To that end, I was involved in the creation of three posters: One on the use of MOCs in TAP – a somewhat extended version of something you saw on this blog first –, then one on data discovery in pyVO by Renaud Savalle (Paris) et al – a topic again familiar to readers of this blog – and finally one on improving the description of ADQL to enable more reliable machine validation of its grammar by Grégory Mantelet (Strasbourg) et al.

As the conference at large goes, I was really delighted to see how basically everyone talking about data publication at all was stressing they are “doing VO”, which was a very welcome change from, perhaps, 10 years ago when this kind of talk was typcially extolling the virtues of one particular web or javascript framework. One of the great thing about standards in general and the VO in particular is that they tend to be a lot more durable than all those frameworks.

The following Interop was a “short” one, lasting from Friday morning until Sunday noon, which meant that I was far too busy to do anything like a live blog while it went on. Let me hence just briefly point out the main talks related to GAVO's current activities and DaCHS.

In Data Curation and Preservation on Saturday morning, Baptiste Cecconi (Paris) gave a nice overview of – among other things – what our bridge between the Registry and b2find (in particular, using the VOResource to DataCite mapper) enables in the context of the EOSC, and he briefly touched the question of how to properly make landing pages for VO resources (for which I am currently using another piece of XSLT).

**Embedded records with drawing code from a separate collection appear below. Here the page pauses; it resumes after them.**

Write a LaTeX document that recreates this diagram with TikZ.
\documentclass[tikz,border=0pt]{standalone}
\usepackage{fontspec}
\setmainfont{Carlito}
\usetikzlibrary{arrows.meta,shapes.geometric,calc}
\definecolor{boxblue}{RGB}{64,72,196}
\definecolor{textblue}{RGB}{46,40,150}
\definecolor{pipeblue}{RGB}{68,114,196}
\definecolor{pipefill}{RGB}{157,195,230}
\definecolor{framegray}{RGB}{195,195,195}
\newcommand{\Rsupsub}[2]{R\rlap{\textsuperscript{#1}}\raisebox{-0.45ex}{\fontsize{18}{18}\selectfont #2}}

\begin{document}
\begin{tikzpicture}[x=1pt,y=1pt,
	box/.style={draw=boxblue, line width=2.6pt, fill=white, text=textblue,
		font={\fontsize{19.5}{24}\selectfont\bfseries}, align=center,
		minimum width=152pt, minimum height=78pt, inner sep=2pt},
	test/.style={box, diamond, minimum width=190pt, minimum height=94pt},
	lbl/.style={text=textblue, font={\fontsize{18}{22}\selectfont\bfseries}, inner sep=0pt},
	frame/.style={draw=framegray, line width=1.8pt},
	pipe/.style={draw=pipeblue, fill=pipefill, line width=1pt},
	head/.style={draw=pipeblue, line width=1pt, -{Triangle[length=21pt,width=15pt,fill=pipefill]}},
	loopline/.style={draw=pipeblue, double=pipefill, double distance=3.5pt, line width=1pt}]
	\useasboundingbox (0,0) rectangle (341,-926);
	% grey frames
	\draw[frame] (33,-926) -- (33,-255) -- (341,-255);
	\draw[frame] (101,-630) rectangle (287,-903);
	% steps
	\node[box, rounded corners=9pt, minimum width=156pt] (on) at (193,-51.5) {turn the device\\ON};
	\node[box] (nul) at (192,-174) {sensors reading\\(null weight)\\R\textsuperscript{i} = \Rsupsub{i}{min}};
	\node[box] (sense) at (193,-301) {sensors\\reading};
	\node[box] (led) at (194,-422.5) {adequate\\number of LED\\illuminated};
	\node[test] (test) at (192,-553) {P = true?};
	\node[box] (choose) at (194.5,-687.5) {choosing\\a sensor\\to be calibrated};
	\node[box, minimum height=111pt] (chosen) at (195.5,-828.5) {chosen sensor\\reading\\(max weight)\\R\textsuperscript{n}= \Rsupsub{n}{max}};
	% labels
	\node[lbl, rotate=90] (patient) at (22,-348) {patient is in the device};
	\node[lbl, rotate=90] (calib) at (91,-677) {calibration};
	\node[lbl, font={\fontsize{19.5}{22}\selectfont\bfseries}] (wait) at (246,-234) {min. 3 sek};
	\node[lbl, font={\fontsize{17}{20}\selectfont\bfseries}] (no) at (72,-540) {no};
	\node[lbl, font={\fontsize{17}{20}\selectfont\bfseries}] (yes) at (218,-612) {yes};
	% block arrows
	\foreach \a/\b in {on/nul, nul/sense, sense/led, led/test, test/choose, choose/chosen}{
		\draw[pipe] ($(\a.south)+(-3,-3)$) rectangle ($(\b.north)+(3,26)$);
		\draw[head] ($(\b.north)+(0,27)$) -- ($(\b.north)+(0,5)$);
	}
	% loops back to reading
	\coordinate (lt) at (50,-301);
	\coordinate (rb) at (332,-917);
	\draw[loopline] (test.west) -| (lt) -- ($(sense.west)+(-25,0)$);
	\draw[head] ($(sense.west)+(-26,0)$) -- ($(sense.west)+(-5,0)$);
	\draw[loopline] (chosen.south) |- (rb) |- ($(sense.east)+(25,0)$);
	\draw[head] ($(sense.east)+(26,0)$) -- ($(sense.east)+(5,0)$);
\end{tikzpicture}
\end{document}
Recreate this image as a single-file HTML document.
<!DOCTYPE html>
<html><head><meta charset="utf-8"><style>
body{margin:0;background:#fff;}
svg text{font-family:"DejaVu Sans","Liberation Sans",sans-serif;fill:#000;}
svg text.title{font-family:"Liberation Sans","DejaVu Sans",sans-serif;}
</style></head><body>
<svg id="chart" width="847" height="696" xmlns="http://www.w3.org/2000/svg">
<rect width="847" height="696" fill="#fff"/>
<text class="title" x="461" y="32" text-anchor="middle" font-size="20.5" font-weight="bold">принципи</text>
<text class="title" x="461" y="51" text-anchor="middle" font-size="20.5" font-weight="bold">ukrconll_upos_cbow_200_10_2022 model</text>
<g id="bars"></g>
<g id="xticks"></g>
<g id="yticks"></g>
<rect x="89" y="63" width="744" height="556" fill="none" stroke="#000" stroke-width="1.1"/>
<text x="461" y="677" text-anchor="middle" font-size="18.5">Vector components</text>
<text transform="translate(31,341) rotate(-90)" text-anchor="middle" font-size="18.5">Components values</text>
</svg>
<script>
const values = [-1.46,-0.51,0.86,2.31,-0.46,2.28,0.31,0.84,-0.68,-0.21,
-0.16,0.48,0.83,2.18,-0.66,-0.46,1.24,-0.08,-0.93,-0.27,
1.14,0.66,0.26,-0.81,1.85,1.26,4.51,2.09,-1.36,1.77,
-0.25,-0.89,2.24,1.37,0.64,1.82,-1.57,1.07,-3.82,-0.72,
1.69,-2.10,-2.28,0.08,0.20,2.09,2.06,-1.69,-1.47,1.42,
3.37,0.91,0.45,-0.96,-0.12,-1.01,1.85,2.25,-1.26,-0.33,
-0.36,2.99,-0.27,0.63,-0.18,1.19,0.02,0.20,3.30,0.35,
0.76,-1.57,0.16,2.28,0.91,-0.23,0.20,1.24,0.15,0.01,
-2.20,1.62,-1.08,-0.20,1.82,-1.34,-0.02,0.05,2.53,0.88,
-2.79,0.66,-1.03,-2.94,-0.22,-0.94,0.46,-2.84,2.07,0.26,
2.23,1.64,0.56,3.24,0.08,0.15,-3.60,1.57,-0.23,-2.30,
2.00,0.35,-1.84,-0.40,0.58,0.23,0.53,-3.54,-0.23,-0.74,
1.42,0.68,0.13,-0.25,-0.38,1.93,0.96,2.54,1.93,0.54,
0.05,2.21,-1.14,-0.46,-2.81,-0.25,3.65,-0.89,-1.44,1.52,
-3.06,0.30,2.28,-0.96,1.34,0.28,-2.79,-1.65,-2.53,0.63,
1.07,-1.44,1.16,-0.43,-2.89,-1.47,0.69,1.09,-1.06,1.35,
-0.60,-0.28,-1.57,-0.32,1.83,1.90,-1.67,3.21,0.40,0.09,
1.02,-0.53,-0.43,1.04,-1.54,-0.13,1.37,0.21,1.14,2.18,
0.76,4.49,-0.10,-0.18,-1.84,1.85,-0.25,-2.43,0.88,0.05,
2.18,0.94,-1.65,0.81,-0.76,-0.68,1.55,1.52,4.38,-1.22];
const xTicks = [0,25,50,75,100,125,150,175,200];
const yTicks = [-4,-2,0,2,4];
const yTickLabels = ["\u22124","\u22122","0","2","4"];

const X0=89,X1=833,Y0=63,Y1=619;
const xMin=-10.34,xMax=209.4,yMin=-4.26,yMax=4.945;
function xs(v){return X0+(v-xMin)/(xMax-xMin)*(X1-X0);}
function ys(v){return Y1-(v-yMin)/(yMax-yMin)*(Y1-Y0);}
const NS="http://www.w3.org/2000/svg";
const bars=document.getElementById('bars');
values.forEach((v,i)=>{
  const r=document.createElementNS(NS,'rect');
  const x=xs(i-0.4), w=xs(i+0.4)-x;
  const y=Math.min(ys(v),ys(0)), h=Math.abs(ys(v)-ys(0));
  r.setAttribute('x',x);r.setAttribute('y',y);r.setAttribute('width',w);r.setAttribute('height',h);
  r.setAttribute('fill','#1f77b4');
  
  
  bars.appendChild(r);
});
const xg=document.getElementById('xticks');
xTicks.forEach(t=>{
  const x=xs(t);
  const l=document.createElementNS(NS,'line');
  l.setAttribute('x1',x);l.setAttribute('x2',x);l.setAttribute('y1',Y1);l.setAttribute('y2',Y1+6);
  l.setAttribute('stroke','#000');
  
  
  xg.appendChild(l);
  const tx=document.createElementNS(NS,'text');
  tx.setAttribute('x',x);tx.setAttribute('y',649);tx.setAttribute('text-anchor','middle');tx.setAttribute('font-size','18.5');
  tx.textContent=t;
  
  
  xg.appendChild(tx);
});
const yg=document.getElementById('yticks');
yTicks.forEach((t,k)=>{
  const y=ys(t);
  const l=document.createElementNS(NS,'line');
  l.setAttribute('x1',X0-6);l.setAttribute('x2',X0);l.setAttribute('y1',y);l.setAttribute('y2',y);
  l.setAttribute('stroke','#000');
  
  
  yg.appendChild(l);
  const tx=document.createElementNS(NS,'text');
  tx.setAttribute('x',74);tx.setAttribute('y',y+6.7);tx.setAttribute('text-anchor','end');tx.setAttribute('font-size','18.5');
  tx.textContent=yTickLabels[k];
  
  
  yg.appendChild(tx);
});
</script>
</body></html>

In the Radio session later that morning, Ixaka Labadie (Granada) gave a talk on how he is using DaCHS to deliver 3D visualisations for fairly impressive (prototype) SKA data. I particularly liked his illustrations of how DaCHS does Datalink and SODA. See his slide 12:

Boxes and arrows illustrating how SIAP and Datalink are described in DaCHS resource descriptors

In the afternoon, there was the Registry session, which featured me talking about the harvest trigger service I have been running for a while to help people across the anticlimactic moment when you have published your new resource but it won't show up in TOPCAT or pyVO for a day or so.

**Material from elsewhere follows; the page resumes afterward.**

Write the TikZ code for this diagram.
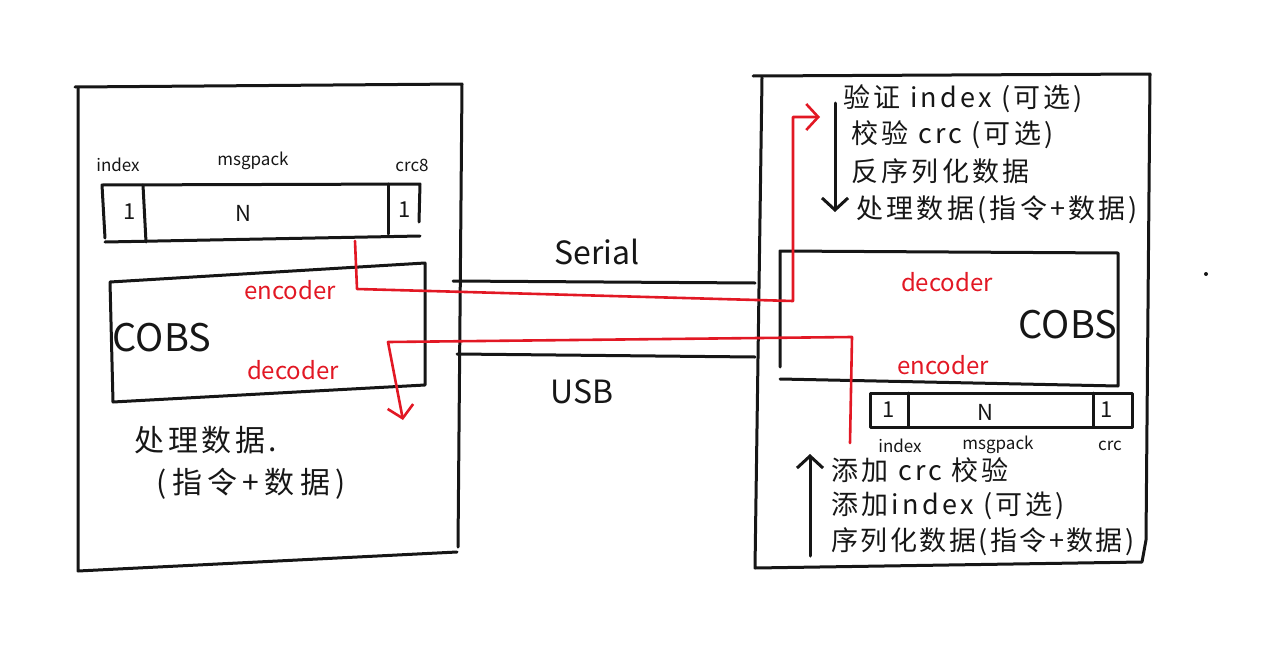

The bulk of this session, however, was used for a discussion about various shortcomings of the Registry or its interfaces that I found pleasantly productive – incidentally, just like the discussion on word lists in EPN-TAP on Friday afternoon's Solar System Session that I had the pleasure to chair.

In the DAL session on that afternoon, I had two talks: One was on the proposed new interoperable user-defined functions already implemented in DaCHS' ADQL and now coming up in several other services, too. Note to self: Some of these would probably be rather suitable blog post material.

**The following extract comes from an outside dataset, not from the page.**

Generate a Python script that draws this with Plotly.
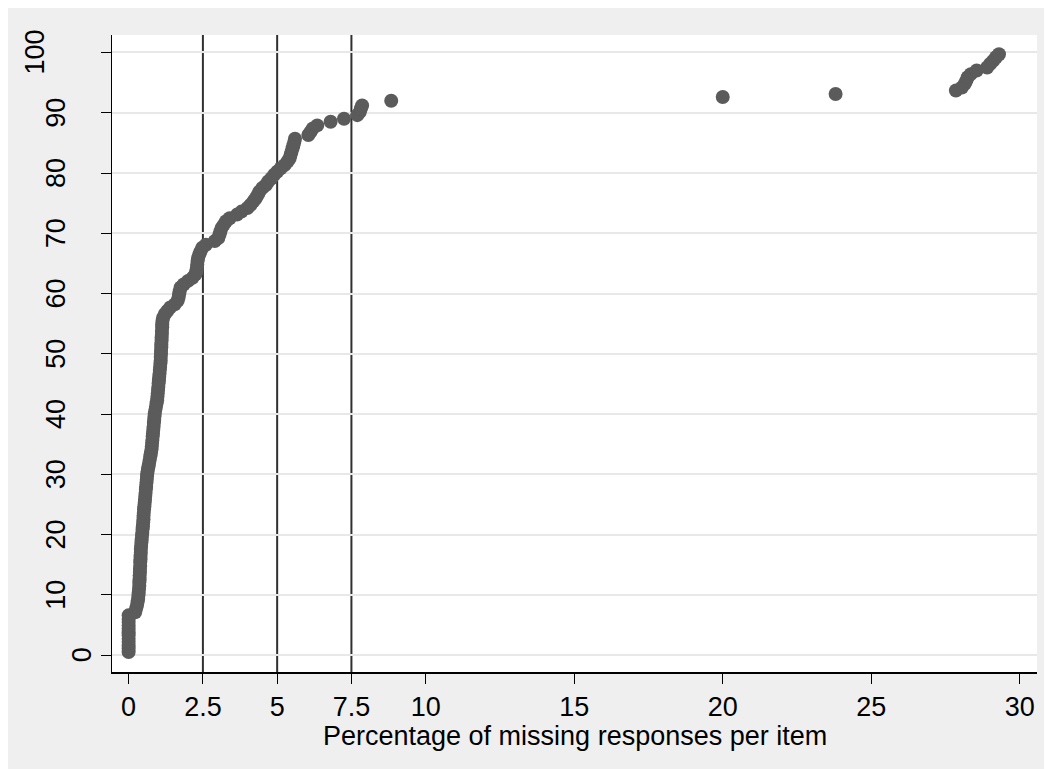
import plotly.graph_objects as go

# Percentage of missing responses per item (sorted) and cumulative percentage of items
missing_pct = [
    0, 0, 0, 0, 0, 0, 0, 0, 0, 0, 0, 0,
    0.22, 0.25, 0.28, 0.30, 0.32, 0.33, 0.34, 0.35, 0.36, 0.36, 0.37, 0.37, 0.38, 0.38,
    0.39, 0.39, 0.40, 0.40, 0.41, 0.41, 0.42, 0.43, 0.44, 0.45, 0.46, 0.47, 0.48, 0.49,
    0.50, 0.50, 0.51, 0.52, 0.53, 0.54, 0.55, 0.56, 0.57, 0.58, 0.59, 0.60, 0.61, 0.62,
    0.63, 0.65, 0.67, 0.69, 0.71, 0.73, 0.75, 0.77, 0.78, 0.79, 0.80, 0.81, 0.82, 0.83,
    0.84, 0.85, 0.86, 0.87, 0.88, 0.90, 0.92, 0.94, 0.96, 0.97, 0.98, 0.99, 1.00, 1.01,
    1.02, 1.03, 1.04, 1.05, 1.06, 1.07, 1.08, 1.08, 1.09, 1.09, 1.10, 1.10, 1.11, 1.11,
    1.12, 1.12, 1.13, 1.13, 1.14, 1.16, 1.22, 1.30, 1.40, 1.55, 1.65, 1.68, 1.70, 1.72,
    1.75, 1.85, 2.00, 2.15, 2.25, 2.28, 2.30, 2.31, 2.32, 2.34, 2.38, 2.42, 2.48, 2.60,
    2.90, 3.02, 3.06, 3.09, 3.13, 3.20, 3.28, 3.40, 3.65, 3.80, 4.00, 4.10, 4.20, 4.28,
    4.35, 4.40, 4.50, 4.62, 4.70, 4.80, 4.90, 5.00, 5.12, 5.25, 5.35, 5.42, 5.45, 5.48,
    5.52, 5.55, 5.58, 5.60, 6.05, 6.12, 6.20, 6.35, 6.80, 7.25, 7.70, 7.78, 7.82, 7.86,
    8.84, 20.0, 23.8, 27.85, 28.05, 28.15, 28.20, 28.25, 28.35, 28.55, 28.90, 29.00,
    29.10, 29.20, 29.30,
]
cum_pct_items = [
    0.5, 1.1, 1.6, 2.2, 2.7, 3.3, 3.8, 4.4, 4.9, 5.5, 6.0, 6.6,
    7.1, 7.7, 8.2, 8.8, 9.3, 9.9, 10.4, 11.0, 11.5, 12.1, 12.6, 13.2, 13.7, 14.3,
    14.8, 15.4, 15.9, 16.5, 17.0, 17.6, 18.1, 18.7, 19.2, 19.8, 20.3, 20.9, 21.4, 22.0,
    22.5, 23.1, 23.6, 24.2, 24.7, 25.3, 25.8, 26.4, 26.9, 27.5, 28.0, 28.6, 29.1, 29.7,
    30.2, 30.8, 31.3, 31.9, 32.4, 33.0, 33.5, 34.1, 34.6, 35.2, 35.7, 36.3, 36.8, 37.4,
    37.9, 38.5, 39.0, 39.6, 40.1, 40.7, 41.2, 41.8, 42.3, 42.9, 43.4, 44.0, 44.5, 45.1,
    45.6, 46.2, 46.7, 47.3, 47.8, 48.4, 48.9, 49.5, 50.0, 50.5, 51.1, 51.6, 52.2, 52.7,
    53.3, 53.8, 54.4, 54.9, 55.5, 56.0, 56.6, 57.1, 57.7, 58.2, 58.8, 59.3, 59.9, 60.4,
    61.0, 61.5, 62.1, 62.6, 63.2, 63.7, 64.3, 64.8, 65.4, 65.9, 66.5, 67.0, 67.6, 68.1,
    68.7, 69.2, 69.8, 70.3, 70.9, 71.4, 72.0, 72.5, 73.1, 73.6, 74.2, 74.7, 75.3, 75.8,
    76.4, 76.9, 77.5, 78.0, 78.6, 79.1, 79.7, 80.2, 80.8, 81.3, 81.9, 82.4, 83.0, 83.5,
    84.1, 84.6, 85.2, 85.7, 86.3, 86.8, 87.4, 87.9, 88.5, 89.0, 89.6, 90.1, 90.7, 91.2,
    92.0, 92.6, 93.1, 93.7, 94.2, 94.8, 95.3, 95.9, 96.4, 97.0, 97.5, 98.1,
    98.6, 99.2, 99.7,
]

x_tick_vals = [0, 2.5, 5, 7.5, 10, 15, 20, 25, 30]
x_tick_text = ["0", "2.5", "5", "7.5", "10", "15", "20", "25", "30"]
y_tick_vals = [0, 10, 20, 30, 40, 50, 60, 70, 80, 90, 100]
reference_lines = [2.5, 5, 7.5]
x_title = "Percentage of missing responses per item"

FONT = "Liberation Sans, Arial, sans-serif"
FS = 27
ML, MR, MT, MB = 104, 23, 27, 105
PLOT_W = 1052 - ML - MR
PLOT_H = 769 - MT - MB

fig = go.Figure()
fig.add_trace(go.Scatter(
    x=missing_pct, y=cum_pct_items, mode="markers",
    marker=dict(color="#5b5b5b", size=14, line=dict(width=0)),
    showlegend=False, hoverinfo="x+y",
))

for xv in reference_lines:
    fig.add_shape(type="line", xref="x", yref="paper", x0=xv, x1=xv, y0=0, y1=1,
                  line=dict(color="#303030", width=2), layer="below")

# rotated y tick labels (positioned as in the reference: shorter labels sit closer to the axis)
label_center_px = {1: 74, 2: 48, 3: 27}
for v in y_tick_vals:
    s = str(v)
    fig.add_annotation(
        text=s, xref="paper", yref="y",
        x=(label_center_px[len(s)] - ML) / PLOT_W, y=v,
        xanchor="center", yanchor="middle", textangle=-90,
        showarrow=False, font=dict(family=FONT, size=FS, color="black"),
    )

# x-axis title
fig.add_annotation(
    text=x_title, xref="paper", yref="paper", x=0.5, y=-64 / PLOT_H,
    xanchor="center", yanchor="middle", showarrow=False,
    font=dict(family=FONT, size=FS, color="black"),
)

fig.update_layout(
    width=1052, height=769,
    margin=dict(l=ML, r=MR, t=MT, b=MB),
    paper_bgcolor="#efefef", plot_bgcolor="white",
    font=dict(family=FONT, size=FS, color="black"),
    xaxis=dict(
        range=[-0.56, 30.58], tickvals=x_tick_vals, ticktext=x_tick_text,
        ticks="outside", ticklen=10, tickwidth=1, tickcolor="black",
        showline=True, linecolor="black", linewidth=2,
        showgrid=False, zeroline=False,
        tickfont=dict(size=FS),
    ),
    yaxis=dict(
        range=[-2.8, 102.9], tickvals=y_tick_vals, showticklabels=False,
        ticks="outside", ticklen=10, tickwidth=1, tickcolor="black",
        showline=True, linecolor="black", linewidth=1,
        showgrid=True, gridcolor="#e8e8e8", gridwidth=2,
        zeroline=False,
    ),
)

fig.write_html("out.html")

The second talk was a sort of brief show-and-tell pitch, in which I pointed out that hierarchical TAP examples using the elegant examples:continued property now actually work in both pyVO and TOPCAT:

A three-level popup menu Service Provided -> Local UDFs -> using ivo_histogram

Finally, in Sunday morning's Apps session, I talked about global image discovery in pyVO. This was about an early promise of the VO: just say where in space, time, and spectrum you need an image (or spectrum, or time series, or whatever), and some apparatus will find and query all the services that could have pertinent data. It would then present the metadata of the datasets it found in some useful form that would let you make informed decisions which to fetch.

This was not too difficult in the olden days, but by now the VO is so big and complicated that a pyVO module with fairly involved logic is required. If you don't want to read the notes here, don't worry: I can safely predict that you'll read more about that topic on this blog.

This is nowhere near done yet; so, it is one more piece of homework that I am taking home with me.